[Begin Stored data]
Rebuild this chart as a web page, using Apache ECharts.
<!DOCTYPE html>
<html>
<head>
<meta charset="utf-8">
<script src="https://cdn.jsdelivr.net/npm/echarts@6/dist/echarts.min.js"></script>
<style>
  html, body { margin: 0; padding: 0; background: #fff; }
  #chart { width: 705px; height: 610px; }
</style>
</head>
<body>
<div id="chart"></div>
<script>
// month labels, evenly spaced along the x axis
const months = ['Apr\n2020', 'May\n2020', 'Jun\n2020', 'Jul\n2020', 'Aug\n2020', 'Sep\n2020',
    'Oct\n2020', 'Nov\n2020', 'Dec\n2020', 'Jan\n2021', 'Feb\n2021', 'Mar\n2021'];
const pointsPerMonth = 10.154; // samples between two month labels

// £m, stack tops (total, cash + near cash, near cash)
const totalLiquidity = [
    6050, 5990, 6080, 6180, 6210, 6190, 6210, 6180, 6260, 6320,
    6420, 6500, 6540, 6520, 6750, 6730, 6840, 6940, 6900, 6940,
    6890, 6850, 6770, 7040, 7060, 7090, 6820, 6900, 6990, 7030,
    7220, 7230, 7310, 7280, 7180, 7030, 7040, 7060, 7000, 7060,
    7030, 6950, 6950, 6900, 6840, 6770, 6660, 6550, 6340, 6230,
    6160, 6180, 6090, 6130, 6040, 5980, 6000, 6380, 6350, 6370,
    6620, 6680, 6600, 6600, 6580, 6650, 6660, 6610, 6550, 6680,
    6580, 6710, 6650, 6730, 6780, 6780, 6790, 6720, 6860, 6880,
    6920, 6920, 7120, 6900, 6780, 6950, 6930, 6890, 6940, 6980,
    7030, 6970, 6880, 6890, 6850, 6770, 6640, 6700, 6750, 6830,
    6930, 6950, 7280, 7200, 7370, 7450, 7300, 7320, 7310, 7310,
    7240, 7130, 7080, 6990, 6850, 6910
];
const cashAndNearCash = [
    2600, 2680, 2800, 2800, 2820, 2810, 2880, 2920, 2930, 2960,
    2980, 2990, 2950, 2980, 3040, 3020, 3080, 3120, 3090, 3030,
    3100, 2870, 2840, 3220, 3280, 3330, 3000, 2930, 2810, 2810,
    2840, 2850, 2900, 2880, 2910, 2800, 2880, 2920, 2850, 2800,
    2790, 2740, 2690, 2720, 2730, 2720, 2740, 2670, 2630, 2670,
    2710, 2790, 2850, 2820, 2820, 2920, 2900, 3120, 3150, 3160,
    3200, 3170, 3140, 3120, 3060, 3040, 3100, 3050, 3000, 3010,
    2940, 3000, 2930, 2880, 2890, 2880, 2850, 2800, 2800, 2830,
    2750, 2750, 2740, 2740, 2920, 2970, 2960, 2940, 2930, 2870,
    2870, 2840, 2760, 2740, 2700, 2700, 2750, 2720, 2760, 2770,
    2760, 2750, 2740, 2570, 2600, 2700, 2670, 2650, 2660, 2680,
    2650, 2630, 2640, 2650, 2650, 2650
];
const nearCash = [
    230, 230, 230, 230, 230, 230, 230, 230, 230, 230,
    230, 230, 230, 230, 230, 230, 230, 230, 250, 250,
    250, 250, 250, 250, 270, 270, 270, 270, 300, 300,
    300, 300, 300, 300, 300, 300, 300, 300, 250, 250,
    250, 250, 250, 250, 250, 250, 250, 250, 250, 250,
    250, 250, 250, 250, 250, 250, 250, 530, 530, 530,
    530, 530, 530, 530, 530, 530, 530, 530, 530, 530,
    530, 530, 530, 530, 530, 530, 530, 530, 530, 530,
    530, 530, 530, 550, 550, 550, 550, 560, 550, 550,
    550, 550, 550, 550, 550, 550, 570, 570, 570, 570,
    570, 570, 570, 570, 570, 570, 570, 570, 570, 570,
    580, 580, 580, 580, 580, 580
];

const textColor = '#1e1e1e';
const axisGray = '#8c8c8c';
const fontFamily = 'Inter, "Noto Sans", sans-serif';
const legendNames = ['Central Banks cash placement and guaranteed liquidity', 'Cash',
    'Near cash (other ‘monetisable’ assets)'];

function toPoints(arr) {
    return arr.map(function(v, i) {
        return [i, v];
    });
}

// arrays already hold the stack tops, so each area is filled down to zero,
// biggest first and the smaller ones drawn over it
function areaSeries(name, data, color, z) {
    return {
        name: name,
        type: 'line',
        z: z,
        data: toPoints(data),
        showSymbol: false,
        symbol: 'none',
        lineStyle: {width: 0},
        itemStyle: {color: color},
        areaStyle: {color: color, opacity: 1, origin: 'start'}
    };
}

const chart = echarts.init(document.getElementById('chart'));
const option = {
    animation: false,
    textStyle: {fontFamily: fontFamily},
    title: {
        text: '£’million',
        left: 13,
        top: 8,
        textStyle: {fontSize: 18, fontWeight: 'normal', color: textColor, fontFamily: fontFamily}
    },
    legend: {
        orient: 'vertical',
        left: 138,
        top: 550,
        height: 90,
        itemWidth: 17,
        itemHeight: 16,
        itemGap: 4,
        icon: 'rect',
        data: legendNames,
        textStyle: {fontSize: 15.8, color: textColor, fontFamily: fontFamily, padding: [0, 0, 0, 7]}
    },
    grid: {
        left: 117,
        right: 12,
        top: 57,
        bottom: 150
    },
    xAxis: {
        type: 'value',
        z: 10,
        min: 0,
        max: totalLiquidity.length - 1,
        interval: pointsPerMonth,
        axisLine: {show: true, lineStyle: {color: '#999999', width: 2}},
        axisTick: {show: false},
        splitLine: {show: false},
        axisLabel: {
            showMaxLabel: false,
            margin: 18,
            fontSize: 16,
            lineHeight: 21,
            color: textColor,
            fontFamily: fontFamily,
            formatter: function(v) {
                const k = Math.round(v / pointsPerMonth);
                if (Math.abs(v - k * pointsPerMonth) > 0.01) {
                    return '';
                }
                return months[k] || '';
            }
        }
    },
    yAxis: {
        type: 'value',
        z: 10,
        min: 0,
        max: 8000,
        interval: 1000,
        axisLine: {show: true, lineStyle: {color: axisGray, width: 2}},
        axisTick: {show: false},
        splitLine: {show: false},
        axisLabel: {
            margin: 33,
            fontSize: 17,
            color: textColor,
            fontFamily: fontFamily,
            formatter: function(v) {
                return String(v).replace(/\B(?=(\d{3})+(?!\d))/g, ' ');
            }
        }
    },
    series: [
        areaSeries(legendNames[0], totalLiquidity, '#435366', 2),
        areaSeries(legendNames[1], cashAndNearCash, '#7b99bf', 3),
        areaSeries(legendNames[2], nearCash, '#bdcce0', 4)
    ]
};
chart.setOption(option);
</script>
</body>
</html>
[End Stored data]
◆ What the exercise asks
Return only the lines from the beginning of the material up to and including the line with "const pointsPerMonth = 10.154;", exactly as written.

◆ Response to this task
Rebuild this chart as a web page, using Apache ECharts.
<!DOCTYPE html>
<html>
<head>
<meta charset="utf-8">
<script src="https://cdn.jsdelivr.net/npm/echarts@6/dist/echarts.min.js"></script>
<style>
  html, body { margin: 0; padding: 0; background: #fff; }
  #chart { width: 705px; height: 610px; }
</style>
</head>
<body>
<div id="chart"></div>
<script>
// month labels, evenly spaced along the x axis
const months = ['Apr\n2020', 'May\n2020', 'Jun\n2020', 'Jul\n2020', 'Aug\n2020', 'Sep\n2020',
    'Oct\n2020', 'Nov\n2020', 'Dec\n2020', 'Jan\n2021', 'Feb\n2021', 'Mar\n2021'];
const pointsPerMonth = 10.154; // samples between two month labels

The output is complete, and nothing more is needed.